Help on project - understanding linear regression

Hi, I’m working on a personal project based on NYC restaurant inspections grading data. My idea is to see if we can predict a restaurant grade through ML based on the type of cuisine, borough, etc. I already know the answer is no, there is no correlation between the 2, but will keep on pushing through with this project for practice.

I am however having trouble with linear regression. I did a linear regression model with scikitlearn but I am not sure if what I did is correct or not.
Here is my code, relevant part tot my question starting at # turn qualitative values into quantitative (before that is my data pre-processing)
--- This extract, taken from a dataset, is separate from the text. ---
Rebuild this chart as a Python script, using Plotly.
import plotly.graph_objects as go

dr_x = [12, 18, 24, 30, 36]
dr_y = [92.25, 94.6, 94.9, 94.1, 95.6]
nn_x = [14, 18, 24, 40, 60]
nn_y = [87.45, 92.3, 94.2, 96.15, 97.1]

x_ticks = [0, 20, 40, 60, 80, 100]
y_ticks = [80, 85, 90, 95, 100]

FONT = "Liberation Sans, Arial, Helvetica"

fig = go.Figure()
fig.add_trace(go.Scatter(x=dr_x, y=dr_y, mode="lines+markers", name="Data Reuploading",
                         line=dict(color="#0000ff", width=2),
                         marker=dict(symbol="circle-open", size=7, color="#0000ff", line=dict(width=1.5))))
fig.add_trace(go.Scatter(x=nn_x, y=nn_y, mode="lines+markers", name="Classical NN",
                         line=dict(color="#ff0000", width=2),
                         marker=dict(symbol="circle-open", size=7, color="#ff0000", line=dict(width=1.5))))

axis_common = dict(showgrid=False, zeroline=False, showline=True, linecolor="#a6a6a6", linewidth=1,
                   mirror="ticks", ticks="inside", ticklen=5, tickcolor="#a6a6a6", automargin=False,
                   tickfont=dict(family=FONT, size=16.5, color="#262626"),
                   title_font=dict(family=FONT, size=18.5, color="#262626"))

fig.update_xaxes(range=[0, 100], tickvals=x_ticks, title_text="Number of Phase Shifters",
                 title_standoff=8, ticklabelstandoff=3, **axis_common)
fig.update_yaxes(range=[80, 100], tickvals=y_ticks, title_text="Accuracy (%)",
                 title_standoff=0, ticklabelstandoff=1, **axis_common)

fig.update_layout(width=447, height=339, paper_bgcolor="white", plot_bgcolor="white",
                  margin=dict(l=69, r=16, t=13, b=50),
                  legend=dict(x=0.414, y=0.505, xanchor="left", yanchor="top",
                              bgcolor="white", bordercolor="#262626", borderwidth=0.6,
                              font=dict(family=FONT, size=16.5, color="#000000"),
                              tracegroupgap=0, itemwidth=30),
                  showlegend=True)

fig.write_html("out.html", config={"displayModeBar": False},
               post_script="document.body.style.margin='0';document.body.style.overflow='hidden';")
Would appreciate any help or pointers, I’m a beginner still trying to wrap her head around statistics notions, linear regressions, Python and all that :slight_smile:

Thanks a lot!

Hi @Eline

Well your R2 score is really low for train and negative for test (that basically means that the algorithm is not predicting anything). And the reason might be because there aren’t enough features feeding the algorithm. You’re just using the city of the restaurant to predict the score (if i’m not mistaken). If i were doing this project i would use CUISINE DESCRIPTION, VIOLATION CODE and CRITICAL FLAG. I know that these features have a lot of missing data, but if the amount of missing data is less than 5% of the full data i would drop, if not them i would try to fill them. Or i would choose a random sample of 20-25% of the data and see if it works

Good luck!

1 Like

Thank you for your reply @alegiraldo666! Yes I only had one feature here to try it out but was planning to add more. I will work on feeding more features to the algorithm then, unsure how exactly to go about that but I will come back here for questions if needed :slight_smile:

What I have right now is correct though, right? The results are low/negative but the way I wrote the code is correct?

Cool! Hope everything goes well!

Yes, the code is correct. I just saw something while i was reading it again, here
You didn’t predict anything, it’s interesting to see the score between both test sets but the real test it’s the prediction made by the model

pred = reg.predict(X_test)
print('Score Prediction:', reg.score(X_test, pred)

After that you really see the actual R2 score of the model or in other words how well the model works

Good luck!

1 Like

Great thank you so much again for your help @alegiraldo666 :slight_smile: I’ve just started learning so it’s nice to get some feedback.